The bottom of the tab displays three bar charts that highlight where the highest latency is concentrated:
| Widget | Description |
|---|
| TOP Latency By AS | Ranks destination Autonomous Systems by average latency |
| TOP Latency By Connection | Ranks your named connections by average latency |
| TOP Latency By Location | Ranks your physical locations by average latency |
Interpreting latency data
Comparing network latency and application latency allows you to quickly determine whether a performance issue originates in the network or at the application/server layer:
| Symptom | Likely cause |
|---|
| High application latency, low network latency | The server or application is the bottleneck, not the network |
| High network and application latency | A network issue such as congestion, a degraded link, or suboptimal routing |
| Both latencies low but users report issues | Likely a DNS resolution problem — investigate in the Application Observability dashboard |
Geolocation tab
The Geolocation tab maps traffic flows to geographic locations, showing where your traffic originates and terminates. This is useful for:
- Verifying that traffic is taking expected geographic paths
- Identifying unexpected international traffic that may indicate a misconfiguration or security concern
- Confirming that users at branch offices are routing through the nearest service edge
Detailed Records tab
The Detailed Records tab provides access to the raw Session Detail Records (SDRs) that power the dashboard. Use this tab when you need to inspect individual records for forensic analysis or to export data for further investigation.
Common use cases
Capacity planning
Use the traffic-over-time graphs to identify peak utilization windows. If traffic on a connection consistently approaches its allocated bandwidth, consider upgrading the link before saturation causes packet drops.
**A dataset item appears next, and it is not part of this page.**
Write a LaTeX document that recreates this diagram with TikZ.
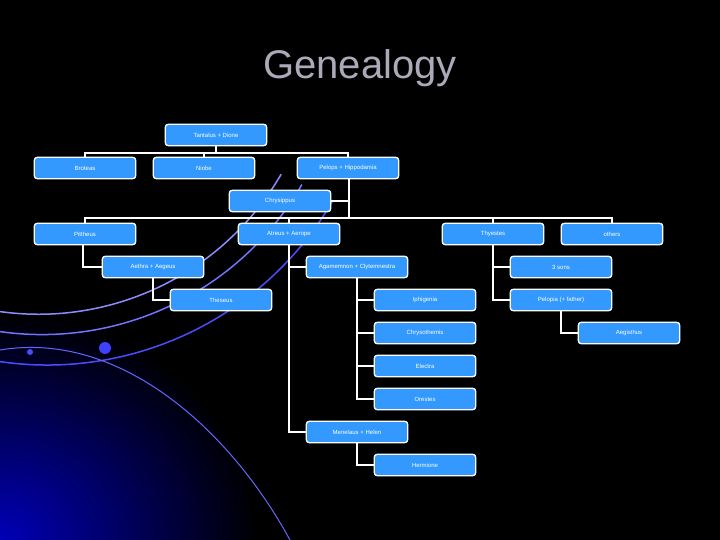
\documentclass[tikz,border=0pt]{standalone}
\usepackage{fontspec}
\setmainfont{Liberation Sans}
\definecolor{boxblue}{RGB}{51,153,255}
\definecolor{titlegrey}{RGB}{170,170,185}
\begin{document}
\begin{tikzpicture}[x=1pt,y=-1pt,
  person/.style={draw=white,line width=0.8pt,fill=boxblue,rounded corners=3pt,minimum width=101pt,minimum height=21pt,inner sep=0pt,text=white,font=\fontsize{6}{7}\selectfont},
  link/.style={draw=white,line width=2.6pt}]
\fill[black] (0,0) rectangle (720,540);
\useasboundingbox (0,0) rectangle (720,540);
% background swoosh
\begin{scope}
\clip (0,0) rectangle (720,540);
\shade[inner color=blue!80!black,outer color=black,opacity=0.9] (0,540) ellipse (260 and 230);
\foreach \r/\c in {330/blue!70,300/blue!55,280/blue!45}{
  \draw[\c,line width=1.5pt] (-10,\r+30) arc[start angle=100,end angle=30,radius=\r];}
\draw[blue!60,line width=1pt] (0,350) .. controls (120,330) and (230,430) .. (290,540);
\fill[blue!70] (30,352) circle (3);
\fill[blue!75] (105,348) circle (6);
\end{scope}
\node[text=titlegrey,font=\fontsize{40}{44}\selectfont] (title) at (360,68) {Genealogy};
% nodes
\node[person] (tan) at (216,135) {Tantalus + Dione};
\node[person] (bro) at (85,168) {Broteas};
\node[person] (nio) at (204,168) {Niobe};
\node[person] (pel) at (348,168) {Pelops + Hippodamia};
\node[person] (chr) at (280,201) {Chrysippus};
\node[person] (pit) at (85,234) {Pittheus};
\node[person] (atr) at (289,234) {Atreus + Aerope};
\node[person] (thy) at (493,234) {Thyestes};
\node[person] (oth) at (612,234) {others};
\node[person] (aet) at (153,267) {Aethra + Aegeus};
\node[person] (aga) at (357,267) {Agamemnon + Clytemnestra};
\node[person] (son) at (561,267) {3 sons};
\node[person] (the) at (221,300) {Theseus};
\node[person] (iph) at (425,300) {Iphigenia};
\node[person] (pla) at (561,300) {Pelopia (+ father)};
\node[person] (cht) at (425,333) {Chrysothemis};
\node[person] (aeg) at (629,333) {Aegisthus};
\node[person] (ele) at (425,366) {Electra};
\node[person] (ore) at (425,399) {Orestes};
\node[person] (men) at (357,432) {Menelaus + Helen};
\node[person] (her) at (425,465) {Hermione};
% connectors
\begin{scope}[on background layer/.style={}]
\end{scope}
\coordinate (b1) at (216,153);
\draw[link] (tan.south) -- (b1);
\draw[link] (bro.north) |- (b1);
\draw[link] (nio.north) -- (nio.north |- b1);
\draw[link] (pel.north) |- (b1);
\coordinate (b2) at (349,218);
\draw[link] (pel.south -| b2) -- (b2);
\draw[link] (chr.east) -| (b2);
\draw[link] (pit.north) |- (b2);
\draw[link] (atr.north) -- (atr.north |- b2);
\draw[link] (thy.north) -- (thy.north |- b2);
\draw[link] (oth.north) |- (b2);
\draw[link] ([xshift=-2pt]pit.south) |- (aet.west);
\draw[link] (aet.south) |- (the.west);
\draw[link] (atr.south) |- (aga.west);
\draw[link] (atr.south) |- (men.west);
\draw[link] (aga.south) |- (iph.west);
\draw[link] (aga.south) |- (cht.west);
\draw[link] (aga.south) |- (ele.west);
\draw[link] (aga.south) |- (ore.west);
\draw[link] (men.south) |- (her.west);
\draw[link] (thy.south) |- (son.west);
\draw[link] (thy.south) |- (pla.west);
\draw[link] (pla.south) |- (aeg.west);
% redraw boxes on top
\foreach \n in {tan,bro,nio,pel,chr,pit,atr,thy,oth,aet,aga,son,the,iph,pla,cht,aeg,ele,ore,men,her}{
  \draw[white,line width=0.8pt,fill=boxblue,rounded corners=3pt] (\n.south west) rectangle (\n.north east);}
\node[person] at (tan) {Tantalus + Dione};
\node[person] at (bro) {Broteas};
\node[person] at (nio) {Niobe};
\node[person] at (pel) {Pelops + Hippodamia};
\node[person] at (chr) {Chrysippus};
\node[person] at (pit) {Pittheus};
\node[person] at (atr) {Atreus + Aerope};
\node[person] at (thy) {Thyestes};
\node[person] at (oth) {others};
\node[person] at (aet) {Aethra + Aegeus};
\node[person] at (aga) {Agamemnon + Clytemnestra};
\node[person] at (son) {3 sons};
\node[person] at (the) {Theseus};
\node[person] at (iph) {Iphigenia};
\node[person] at (pla) {Pelopia (+ father)};
\node[person] at (cht) {Chrysothemis};
\node[person] at (aeg) {Aegisthus};
\node[person] at (ele) {Electra};
\node[person] at (ore) {Orestes};
\node[person] at (men) {Menelaus + Helen};
\node[person] at (her) {Hermione};
\end{tikzpicture}
\end{document}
Troubleshooting slow applications
Start with the latency graphs to determine whether the issue is network-related or server-related. If network latency is elevated, use the Looking Glass traceroute tool to identify the specific hop where degradation occurs.
Validating network changes
After making a routing change, adding a new connection, or modifying firewall rules, use the dashboard to confirm that traffic flows are behaving as expected. The connection flows view and traffic analytics will show whether the change had the intended effect.
Identifying anomalous traffic
Unexpected spikes in traffic volume, connections to unusual geographic regions, or traffic on unexpected ports can all indicate a misconfiguration or potential security incident. Use the geolocation and protocol distribution views to flag these anomalies, then investigate further with the Cyber Threats dashboard if needed.